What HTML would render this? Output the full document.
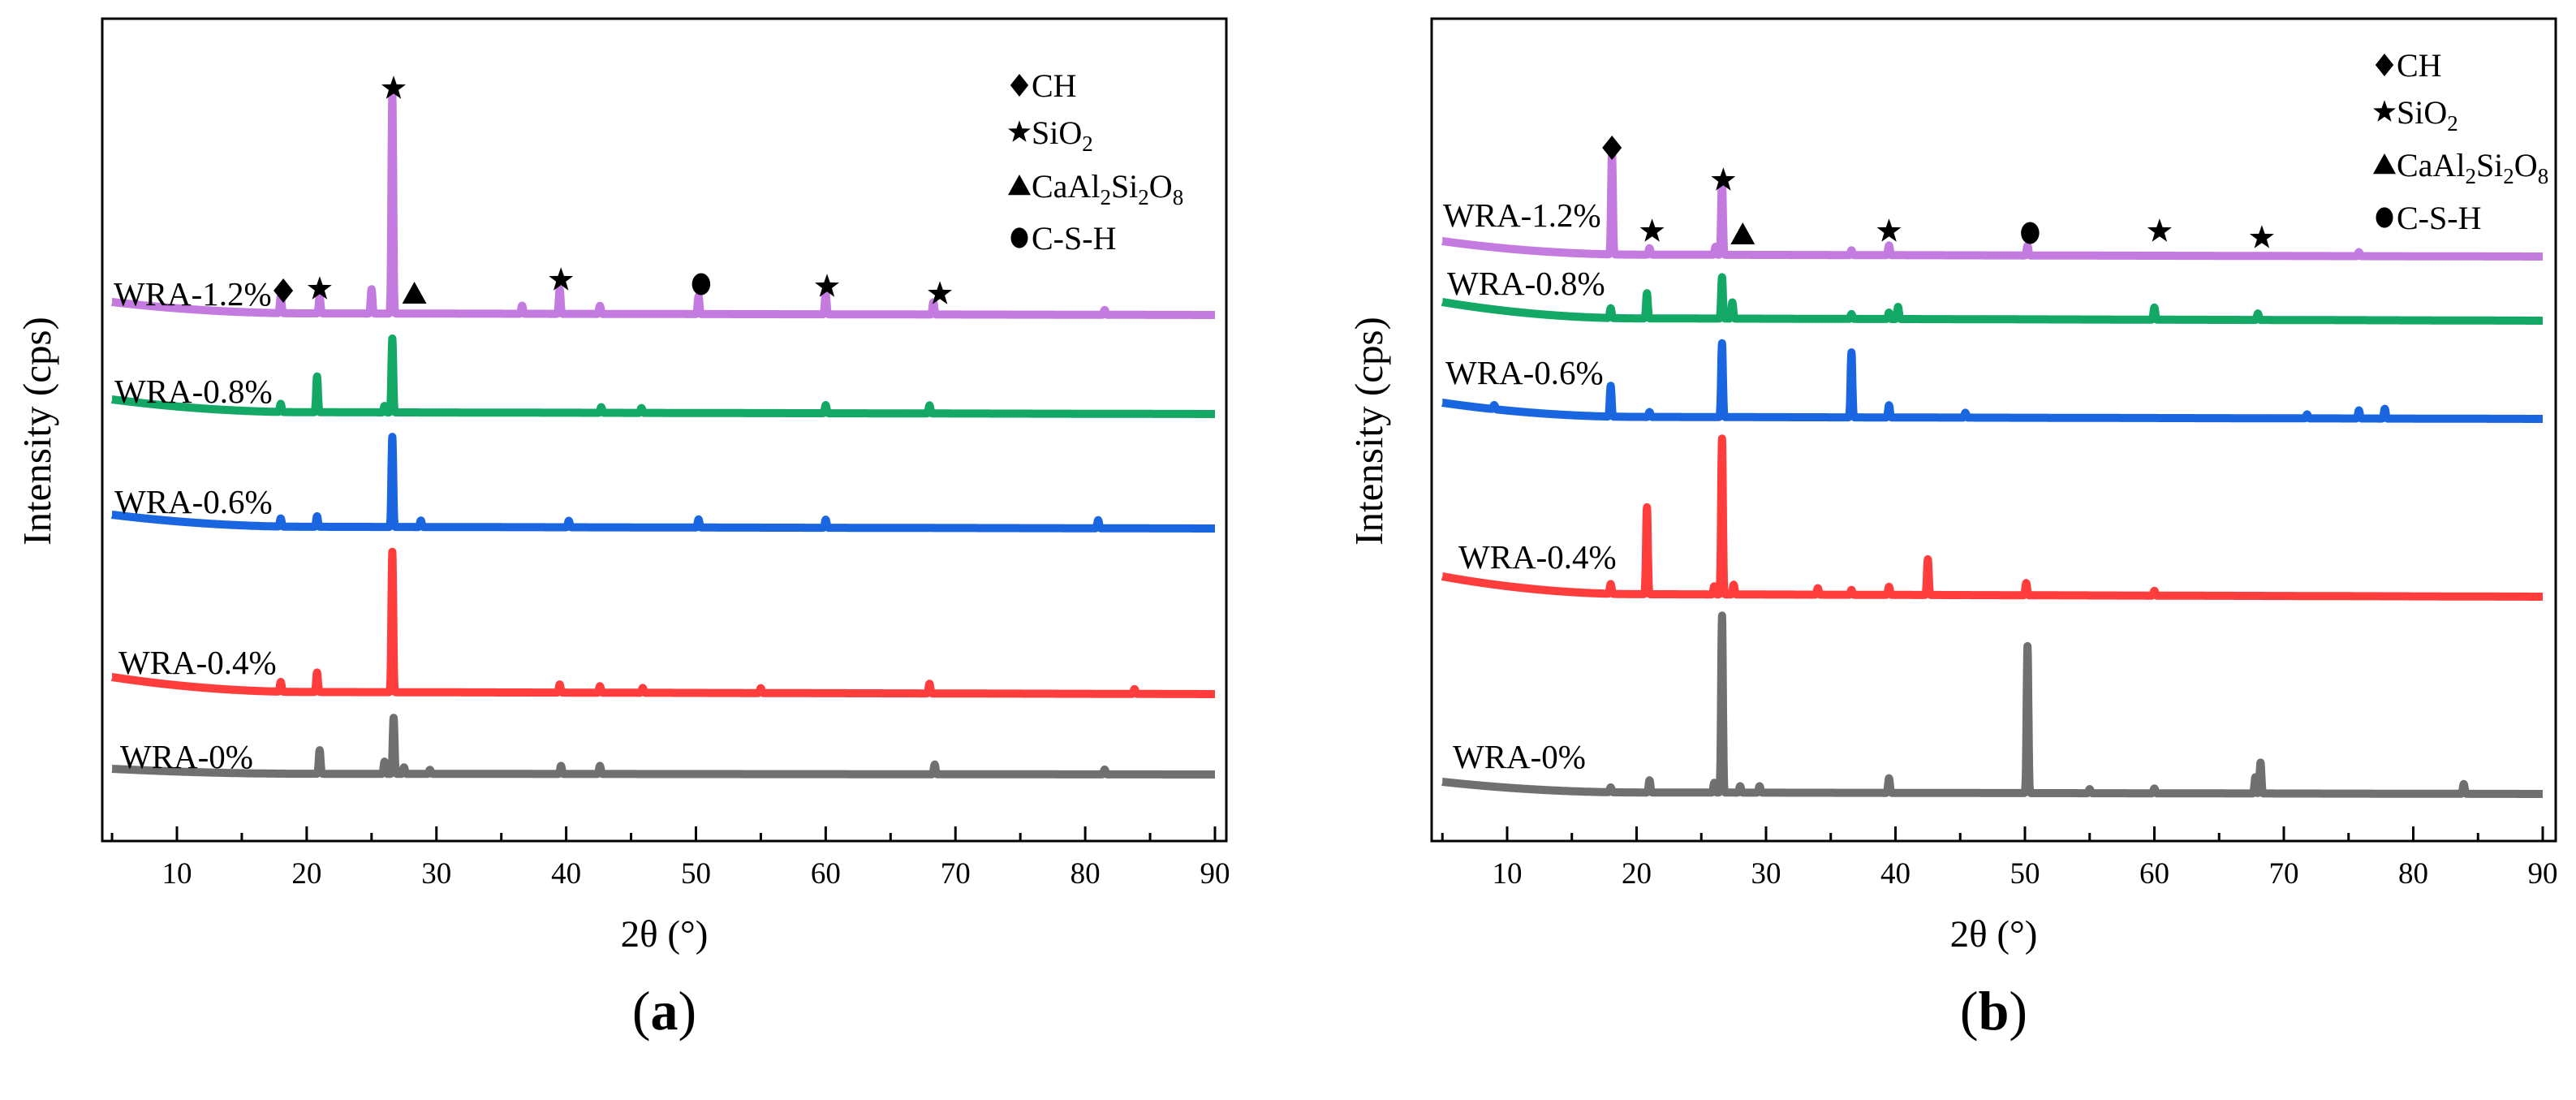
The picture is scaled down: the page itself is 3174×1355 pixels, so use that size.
<!DOCTYPE html>
<html><head><meta charset="utf-8"><style>
html,body{margin:0;padding:0;background:#fff}
svg{display:block}
text{font-family:"Liberation Serif",serif;fill:#000}
</style></head><body>
<svg id="fig" width="3174" height="1355" viewBox="0 0 3174 1355" xmlns="http://www.w3.org/2000/svg"></svg>
<script>
// ---------- data ----------
const seriesNames = ["WRA-0%","WRA-0.4%","WRA-0.6%","WRA-0.8%","WRA-1.2%"];
const seriesColors = ["#707070","#ff3d3d","#1a66e0","#14a866","#c47be0"];
// baseline heights (left at 5°, right at 90°), arbitrary intensity units
const baseLeftA  = [89, 202, 402, 544, 664];
const baseRightA = [82, 181, 385, 526, 648];
const baseLeftB  = [73, 326, 540, 664, 739];
const baseRightB = [58, 301, 520, 641, 720];
// peaks: [2theta, height]
const peaksA = [
 [[21,29],[26,15],[26.7,69],[27.5,8],[29.5,5],[39.6,10],[42.6,10],[68.4,12],[81.5,6]],
 [[18,12],[20.8,24],[26.6,173],[39.5,10],[42.6,8],[45.9,6],[55,6],[68,12],[83.8,6]],
 [[18,10],[20.8,13],[26.6,111],[28.8,8],[40.2,8],[50.2,10],[60,10],[81,10]],
 [[18,10],[20.8,44],[26,8],[26.6,91],[42.7,7],[45.8,6],[60,10],[68,10]],
 [[18,20],[21,20],[25,30],[26.6,270],[36.6,10],[39.5,30],[42.6,10],[50.2,22],[60,25],[68.3,15],[81.5,6]]
];
const peaksB = [
 [[18,6],[21,15],[26,12],[26.6,218],[28,8],[29.5,8],[39.5,18],[50.2,181],[55,5],[60,6],[67.8,20],[68.2,38],[83.9,12]],
 [[18,12],[20.8,107],[26,10],[26.6,192],[27.5,12],[34,8],[36.6,6],[39.5,10],[42.5,44],[50.1,15],[60,6]],
 [[9,5],[18,38],[21,6],[26.6,91],[36.6,80],[39.5,15],[45.4,6],[71.8,5],[75.8,10],[77.8,12]],
 [[18,12],[20.8,31],[26.6,51],[27.4,20],[36.6,6],[39.5,8],[40.2,15],[60,15],[68,8]],
 [[18.1,126],[21,8],[26.1,10],[26.6,90],[36.6,6],[39.5,12],[50.2,12],[75.8,5]]
];
const xTicks = [10,20,30,40,50,60,70,80,90];
const xMinor = [5,15,25,35,45,55,65,75,85];
// phase markers: [type, 2theta, height]
const markA = [["d",18.2,678],["s",21,680],["s",26.7,927],["t",28.3,674],["s",39.6,691],["c",50.4,686],["s",60.1,683],["s",68.8,674]];
const markB = [["d",18.1,854],["s",21.2,751],["s",26.7,814],["t",28.2,747],["s",39.5,751],["c",50.4,749],["s",60.4,751],["s",68.3,743]];
const legendItems = [["d","CH"],["s","SiO2"],["t","CaAl2Si2O8"],["c","C-S-H"]];

// ---------- drawing ----------
const NS="http://www.w3.org/2000/svg";
const svg=document.getElementById('fig');
function el(tag,attrs,parent){const e=document.createElementNS(NS,tag);for(const k in attrs)e.setAttribute(k,attrs[k]);(parent||svg).appendChild(e);return e;}

function marker(g,type,cx,cy,s){
  let m;
  if(type==="d"){m=el('polygon',{points:`${cx},${cy-s} ${cx+s*0.8},${cy} ${cx},${cy+s} ${cx-s*0.8},${cy}`,fill:'#000'},g);}
  else if(type==="s"){let p=[];for(let i=0;i<10;i++){const r=i%2?s*0.42:s*1.05;const a=-Math.PI/2+i*Math.PI/5;p.push((cx+r*Math.cos(a)).toFixed(1)+','+(cy+r*Math.sin(a)).toFixed(1));}m=el('polygon',{points:p.join(' '),fill:'#000'},g);}
  else if(type==="t"){m=el('polygon',{points:`${cx},${cy-s} ${cx+s},${cy+s*0.8} ${cx-s},${cy+s*0.8}`,fill:'#000'},g);}
  else {m=el('ellipse',{cx:cx,cy:cy,rx:s*0.75,ry:s*0.9,fill:'#000'},g);}
  return m;
}

function panel(cfg){
  const g=el('g',{});
  
  
  const X=v=>cfg.x10+(v-10)*(cfg.x90-cfg.x10)/80;
  const Y=v=>cfg.bottom-v;
  seriesNames.forEach((nm,i)=>{
    const L=cfg.bl[i],R=cfg.br[i];
    const pts=[];
    for(let x=5;x<=90.001;x+=0.02){
      const t=Math.min(1,(x-5)/15);
      let b=L+(R-L)*(0.85*(1-(1-t)*(1-t)))+(R-L)*0.15*((x-5)/85);
      let p=0;
      cfg.peaks[i].forEach(([c,h])=>{p+=h*Math.exp(-((x-c)*(x-c))/(2*0.065*0.065));});
      pts.push(X(x).toFixed(1)+','+Y(b+p).toFixed(1));
    }
    const pl=el('polyline',{points:pts.join(' '),fill:'none',stroke:seriesColors[i],'stroke-width':10,'stroke-linejoin':'round'},g);
    
    
    const lb=el('text',{x:cfg.lx[i],y:cfg.ly[i],'font-size':41},g);
    lb.textContent=nm;
    
    
  });
  const fr=el('rect',{x:cfg.left,y:23,width:cfg.right-cfg.left,height:cfg.bottom-23,fill:'none',stroke:'#000','stroke-width':3},g);
  
  
  xTicks.forEach(v=>{
    const t=el('line',{x1:X(v),x2:X(v),y1:cfg.bottom,y2:cfg.bottom-18,stroke:'#000','stroke-width':3},g);
    
    
    const tl=el('text',{x:X(v),y:cfg.bottom+52,'font-size':37,'text-anchor':'middle'},g);
    tl.textContent=v;
    
    
  });
  xMinor.forEach(v=>{
    const t=el('line',{x1:X(v),x2:X(v),y1:cfg.bottom,y2:cfg.bottom-10,stroke:'#000','stroke-width':3},g);
    
    
  });
  const xt=el('text',{x:(cfg.left+cfg.right)/2,y:1166,'font-size':47,'text-anchor':'middle'},g);
  xt.textContent='2θ (°)';
  
  
  const yt=el('text',{x:0,y:0,'font-size':49,'text-anchor':'middle',transform:`translate(${cfg.ytx},531) rotate(-90)`},g);
  yt.textContent='Intensity (cps)';
  
  
  const pt=el('text',{x:(cfg.left+cfg.right)/2,y:1268,'font-size':68,'text-anchor':'middle'},g);
  pt.innerHTML='(<tspan font-weight="bold">'+cfg.letter+'</tspan>)';
  
  
  cfg.marks.forEach(([tp,x,h])=>{
    const m=marker(g,tp,X(x),Y(h),15);
    
    
  });
  legendItems.forEach(([tp,lab],k)=>{
    const cy=cfg.legY[k];
    const m=marker(g,tp,cfg.legX,cy,14);
    
    
    const t=el('text',{x:cfg.legX+15,y:cy+14,'font-size':40},g);
    if(lab==="SiO2") t.innerHTML='SiO<tspan font-size="27" dy="9">2</tspan>';
    else if(lab==="CaAl2Si2O8") t.innerHTML='CaAl<tspan font-size="27" dy="9">2</tspan><tspan dy="-9">Si</tspan><tspan font-size="27" dy="9">2</tspan><tspan dy="-9">O</tspan><tspan font-size="27" dy="9">8</tspan>';
    else t.textContent=lab;
    
    
  });
}

panel({name:'panel-a',letter:'a',left:126,right:1511,bottom:1036,x10:218,x90:1497,
  bl:baseLeftA,br:baseRightA,peaks:peaksA,
  lx:[148,146,141,141,140],ly:[946,830,632,496,376],ytx:62,
  marks:markA,legX:1256,legY:[105,163,229,293]});
panel({name:'panel-b',letter:'b',left:1764,right:3149,bottom:1036,x10:1857,x90:3133,
  bl:baseLeftB,br:baseRightB,peaks:peaksB,
  lx:[1790,1797,1781,1783,1778],ly:[946,700,473,363,279],ytx:1703,
  marks:markB,legX:2938,legY:[80,138,203,268]});
</script>
</body></html>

○ ○ ○ ○ ○

• [Instruction] Where a line contains the string "document", extract that line.

• [Problem solution]
What HTML would render this? Output the full document.
const svg=document.getElementById('fig');
function el(tag,attrs,parent){const e=document.createElementNS(NS,tag);for(const k in attrs)e.setAttribute(k,attrs[k]);(parent||svg).appendChild(e);return e;}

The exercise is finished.